Augusto Mateus considera que Portugal até tem “alguma política financeira, mas não uma política económica”. “Não tomamos as decisões preparadas e validadas em eleições. Nada é apresentado em termos eleitorais. Os partidos dividem-se sobre métodos, sobre se devemos ir mais depressa ou mais devagar e não sobre a estratégia”, lamenta, acrescentando ainda que existe uma “esquizofrenia entre o que se critica e o que se propõe”.
“Atribuímos fundos a projetos e não a estratégias”, critica o antigo responsável que sucedeu a Daniel Bessa. Apoiar projetos que até aumentam as exportações, mas requerem imensas importações e não têm uma estratégia de aumentar os recursos endógenos pode não ser a melhor opção. Augusto Mateus dá ainda o exemplo do data center de Sines como um projeto que parece ter subjacente uma “lógica só de gastar”. “Não se constrói um data center em cima do oceano, sem bom posicionamento, numa zona com riscos sísmicos e sem condições climatéricas que poupem energia, além de que deve ter acesso a energia boa e barata”, diz.
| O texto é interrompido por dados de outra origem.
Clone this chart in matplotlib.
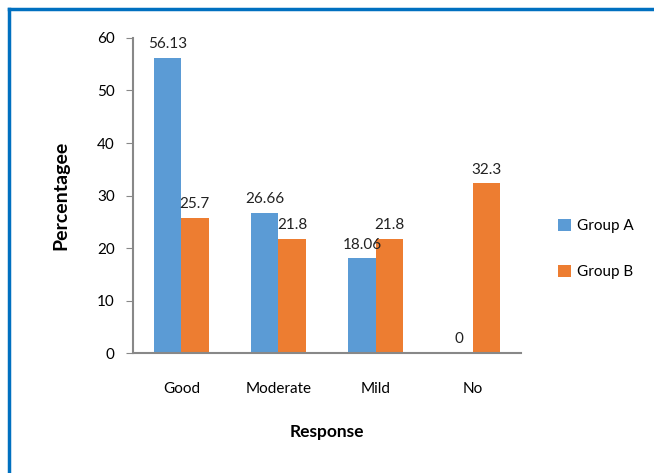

O eurodeputado José Manuel Fernandes considera que “Portugal deveria pensar primeiro onde quer chegar em termos de salários médios, exportações, educação, investigação e desenvolvimento. Depois de fixar os objetivos nacionais e estruturantes ver quais os fundos à sua disposição”. Nesse sentido, o Plano de Recuperação e Resiliência (PRR) foi mais uma “oportunidade perdida” já que o Governo optou por usar as verbas para fazer “o investimento que o Estado deveria ter feito no setor público”. “O PRR está demasiado virado para o Estado e menos para projetos estruturantes que ajudassem a melhorar a competitividade da economia nacional”, acrescenta.
Temos desperdiçados os recursos disponíveis, nomeadamente ao nível da mobilidade, e Pedro Nuno Santos é o grande responsável.
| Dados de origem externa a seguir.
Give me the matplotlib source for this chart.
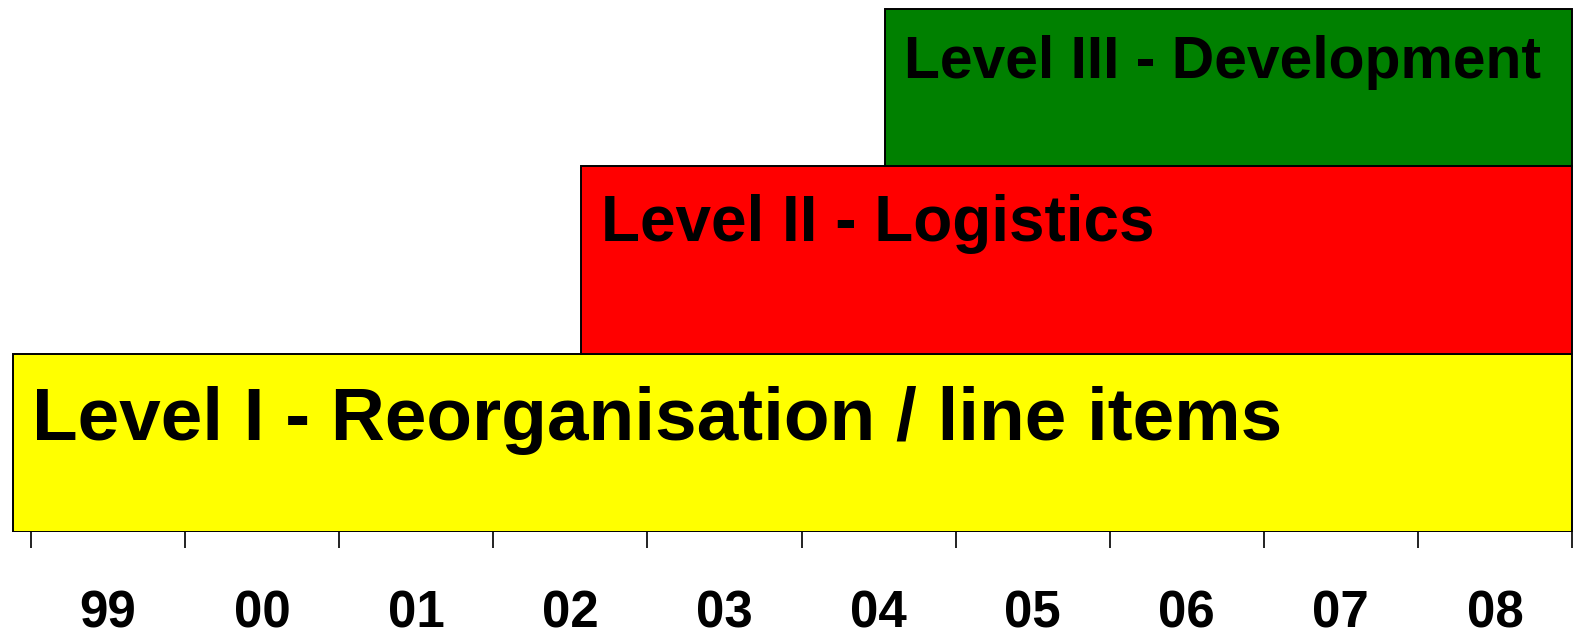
import matplotlib
matplotlib.use("Agg")
import matplotlib.pyplot as plt

# Data
labels = ["Level I - Reorganisation / line items", "Level II - Logistics", "Level III - Development"]
starts = [1998.88, 2002.57, 2004.54]
ends = [2009.0, 2009.0, 2009.0]
bottoms = [0, 178, 366]
heights = [178, 188, 157]
colors = ["#FFFF00", "#FF0000", "#008000"]
year_ticks = list(range(1999, 2010))
year_labels = ["99", "00", "01", "02", "03", "04", "05", "06", "07", "08"]

plt.rcParams['font.family'] = ['Liberation Sans', 'DejaVu Sans']
plt.rcParams['font.weight'] = 'bold'

W, H = 1580, 634
fig = plt.figure(figsize=(W / 100, H / 100), dpi=100)
ax = fig.add_axes([0, 102 / H, 1, (H - 102) / H])

px_per_year = 154.1
x0 = 1999 - 31 / px_per_year
x1 = 1999 + (W - 31) / px_per_year
ax.set_xlim(x0, x1)
ax.set_ylim(0, 532)

widths = [e - s for s, e in zip(starts, ends)]
ax.bar(starts, heights, width=widths, bottom=bottoms, align='edge',
       color=colors, edgecolor='black', linewidth=1.4)

fontsizes = [53.8, 46, 42.4]
offsets = [(19, -86), (20, -75), (19, -69)]
for s, b, h, lab, fs, off in zip(starts, bottoms, heights, labels, fontsizes, offsets):
    ax.annotate(lab, xy=(s, b + h), xytext=off, textcoords='offset pixels',
                ha='left', va='baseline', fontsize=fs, fontweight='bold',
                color='black')

for sp in ax.spines.values():
    sp.set_visible(False)
ax.set_yticks([])
ax.set_xticks(year_ticks)
ax.set_xticklabels([])
ax.tick_params(axis='x', which='major', direction='out', length=11.5, width=1.4, color='#222222')
ax.set_xticks([y + 0.5 for y in year_ticks[:-1]], minor=True)
ax.set_xticklabels(year_labels, minor=True, fontsize=36.7, fontweight='bold')
ax.tick_params(axis='x', which='minor', length=0, pad=41.5)
ax.patch.set_alpha(0)

fig.savefig("out.png", dpi=100)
Mas ainda estamos a tempo de inverter caminho, garantem todos os responsáveis ouvidos pelo ECO.
“Vamos sempre a tempo de fazer uma reprogramação”, garante Augusto Mateus.
“Os Acordos de Parceria”, que enquadram cada quadro comunitário de apoio, “podem ser alterados as vezes que um Estado-membro quiser”, explica ao ECO o eurodeputado José Manuel Fernandes. Mas, “como a execução do Portugal 2030 é zero em termos de pagamentos e temos de executar este ano três mil milhões de euros”, o eurodeputado social-democrata alerta para os riscos que comportaria uma reprogramação total, que poderia obrigar à devolução de verbas. “Vai haver execução à pressa”, alerta o responsável que vê nas palavras de Pedro Nuno Santos “uma autocrítica à incapacidade de o Orçamento do Estado gerar riqueza para investir em obras estruturantes”. E dá um exemplo: “em 2013, os fundos europeus representavam 50% do investimento público e agora representam 90%”.
Miguel Poiares Maduro acredita que, mesmo sem uma reprogramação, “podem ser dadas instruções para que quem avalia os projetos selecione os que têm maior dimensão. Sem ser necessário definir ex-ante áreas”, até porque isso já existe. Mas, “as próprias finalidades dos fundos nem sempre estão alinhadas com as finalidades nacionais” e, por isso, “é necessário ter capacidade de investimento próprio”.
Augusto Mateus dá o exemplo da Área Metropolitana de Lisboa que saiu do nível de apoio máximo dos fundos europeus no período de programação 2000-2006. O seu nível de desenvolvimento era 25% do contexto da UE e agora é 4% inferior. “Foi uma quebra imensa”, diz o antigo ministro socialista, “porque Portugal só faz investimento com base nos fundos estruturais. Sem eles nada é feito”, lamenta. Além disso, alerta, “as regiões têm de trabalhar entre si e não concorrer umas contra as outras”.